Benedict rejects the notion that Catholic social theory treats social and political institutions – the state, the economy, civil society, for instance – as – autonomous, extrinsically-related “subjects” with different logics. On this view, the economy would be the sphere of wealth-generation, politics the sphere of power, and civil society the sphere of solidarity and fair distribution of resources.
In Caritas in Veritate, Benedict (in David Schindler’s words) “rejects this dichotomy between ‘subjects’ that would undermine the call to love as integrative of every human activity and of all development. . . . we must supercede the dominant view that expects the Church’s social teaching, involving as it does the centrality of the person and, in this light, solidarity, subsidiarity, and the common good, to be confined to societal-cultural activities, as it were, while ‘experts in efficiency’ are charged with running the economy, and indeed the order of politics” (Ordering Love, 442).

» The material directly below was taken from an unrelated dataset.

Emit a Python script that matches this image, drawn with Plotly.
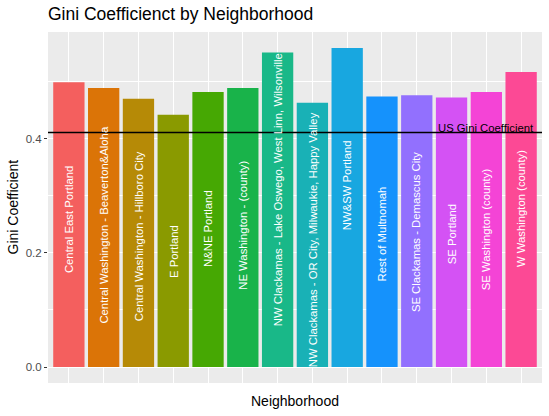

Benedict himself claims that economics is incapable of solving social problems by “commercial logic,” but “needs to be directed towards the pursuit of the common good, for which the political community in particular must also take responsibility” (36). Gratuity and gift “can and must find their place within normal economic activity” (36).
Insofar as it operates with an extrinsic conception of the “spheres” of public life, Reformed theology needs its own infusion of integralism.